CCing Richard Henderson into the discussion.

> The new unwind routines would handle 4.9+ and pre-4.9 frames, but pre-4.9
> unwind routines wouldn't handle 4.9+ frames, so would that require a version
> bump on the unwind symbols?

No need to version anything IMHO.  We've never done that for any port
where we've started to emit something the old unwinder wouldn't cope with,
it is user's responsibility to use new enough libgcc_s.

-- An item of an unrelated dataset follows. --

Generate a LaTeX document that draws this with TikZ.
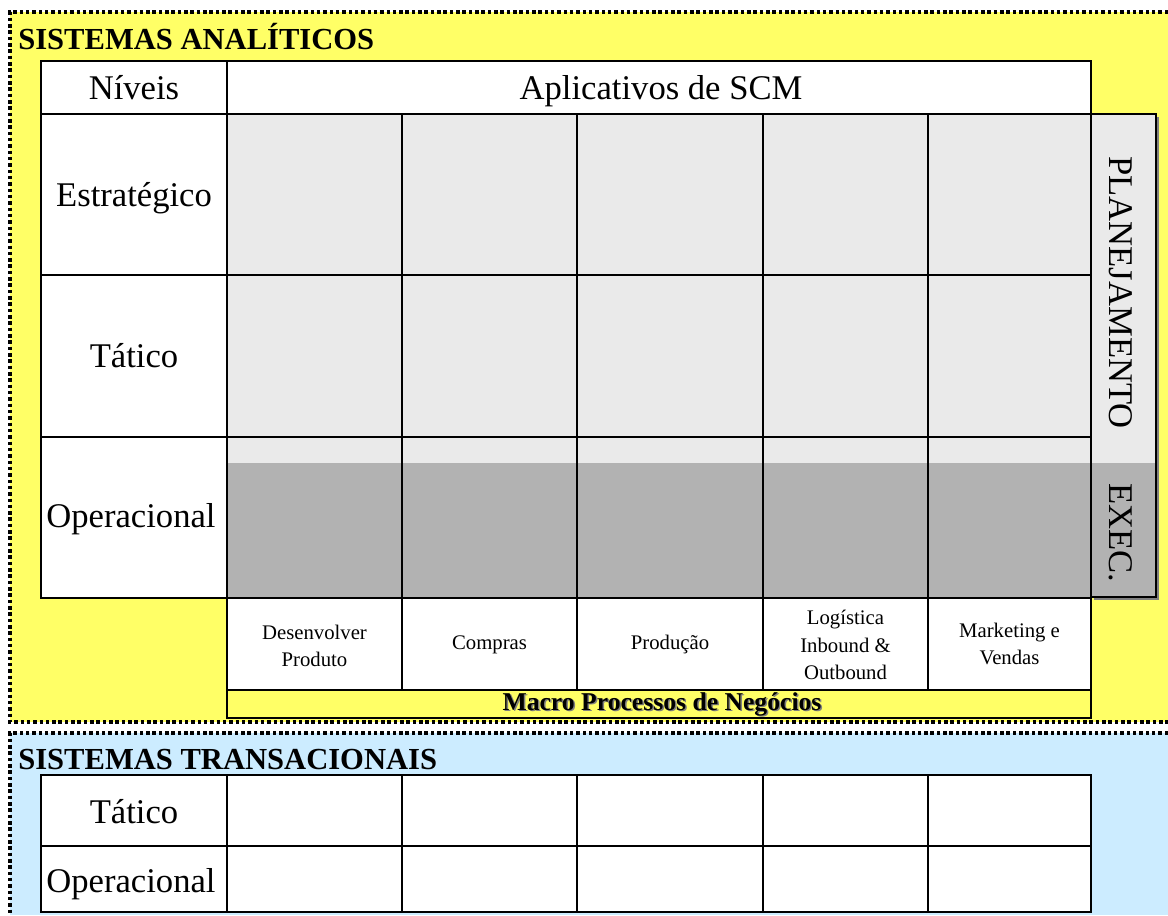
\documentclass[tikz,border=0pt]{standalone}
\usepackage{fontspec}
\setmainfont{Liberation Serif}
\usepackage{tikz}
\usetikzlibrary{backgrounds}
\definecolor{analitico}{RGB}{255,255,102}
\definecolor{transacional}{RGB}{204,236,255}
\definecolor{planclaro}{RGB}{234,234,234}
\definecolor{execescuro}{RGB}{178,178,178}
\tikzstyle{grade}=[draw=black, line width=0.9pt]
\tikzstyle{pontilhado}=[draw=black, line width=2.1pt, dash pattern=on 2pt off 1.6pt]
\tikzstyle{titulo}=[font=\fontsize{17.4}{20}\selectfont\bfseries, anchor=base west, inner sep=0pt]
\tikzstyle{nivel}=[font=\fontsize{19.7}{23}\selectfont, anchor=base, inner sep=0pt]
\tikzstyle{lateral}=[font=\fontsize{19.7}{23}\selectfont, anchor=base west, rotate=-90, inner sep=0pt]
\tikzstyle{processo}=[font=\fontsize{11.8}{15.5}\selectfont, align=center, inner sep=0pt]
\tikzstyle{macrotxt}=[font=\fontsize{14.6}{17}\selectfont\bfseries, inner sep=0pt]
\newcommand{\colunas}[2]{
	\foreach \x in {402,577,763,928}
		\draw[grade] (\x,#1) -- (\x,#2);
}

\begin{document}
\begin{tikzpicture}[x=0.02cm, y=-0.02cm]
	\useasboundingbox (0,0) rectangle (1168,915);
	\fill[analitico] (10,12) rectangle (1168,722);
	\fill[transacional] (10,733) rectangle (1168,915);
	\draw[pontilhado] (1168,12) -- (10,12) -- (10,722) -- (1168,722);
	\draw[pontilhado] (1168,733) -- (10,733) -- (10,915);
%
	\node[titulo] (tituloA) at (18,50) {SISTEMAS ANALÍTICOS};
	\filldraw[fill=white, grade] (41,61) rectangle (227,114);
	\filldraw[fill=white, grade] (227,61) rectangle (1091,114);
	\node[nivel] (niveis) at (134,100) {Níveis};
	\node[nivel] (aplicativos) at (661,100) {Aplicativos de SCM};
%
	\fill[white] (41,114) rectangle (227,598);
	\fill[planclaro] (227,114) rectangle (1091,463);
	\fill[execescuro] (227,463) rectangle (1091,598);
	\draw[grade] (41,275) -- (1091,275);
	\draw[grade] (41,437) -- (1091,437);
	\filldraw[fill=white, grade] (227,598) rectangle (1091,690);
	\colunas{114}{690}
	\draw[grade] (227,114) -- (227,598);
	\draw[grade] (41,114) rectangle (1091,598);
	\node[nivel] (estrategico) at (134,207) {Estratégico};
	\node[nivel] (tatico) at (134,367) {Tático};
	\node[nivel] (operacional) at (131,527) {Operacional};
%
	\fill[gray] (1094,117) rectangle (1159,600);
	\fill[planclaro] (1091,114) rectangle (1156,463);
	\fill[execescuro] (1091,463) rectangle (1156,597);
	\draw[grade] (1091,114) rectangle (1156,597);
	\node[lateral] (planejamento) at (1109,156) {PLANEJAMENTO};
	\node[lateral] (exec) at (1109,483) {EXEC.};
%
	\node[processo] (desenvolver) at (314.5,646) {Desenvolver\\Produto};
	\node[processo] (compras) at (489.5,645) {Compras};
	\node[processo] (producao) at (670,645) {Produção};
	\node[processo] (logistica) at (845.5,645) {Logística\\Inbound \&\\Outbound};
	\node[processo] (marketing) at (1009.5,644) {Marketing e\\Vendas};
	\filldraw[fill=analitico, grade] (227,690) rectangle (1091,718);
	\node[macrotxt, text=gray] at (663.5,705.5) {Macro Processos de Negócios};
	\node[macrotxt] (macro) at (662,704) {Macro Processos de Negócios};
%
	\node[titulo] (tituloT) at (18,769) {SISTEMAS TRANSACIONAIS};
	\filldraw[fill=white, grade] (41,775) rectangle (1091,912);
	\draw[grade] (41,846) -- (1091,846);
	\draw[grade] (227,775) -- (227,912);
	\colunas{775}{912}
	\node[nivel] (taticoT) at (134,823) {Tático};
	\node[nivel] (operacionalT) at (131,892) {Operacional};
\end{tikzpicture}
\end{document}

BTW, what is the reason why %r15 is saved/restored from the stack at all say
for simple:
void
foo (void)
{
  int a = 6;
  asm volatile ("# %0" : "+m" (a));
}

Is that some ABI matter where it effectively always uses requires to use
some kind of frame pointer (which the saved previous stack pointer is)?
It can surely make debugging without unwind info easier, ditto backtraces,
on the other side it must have a runtime cost.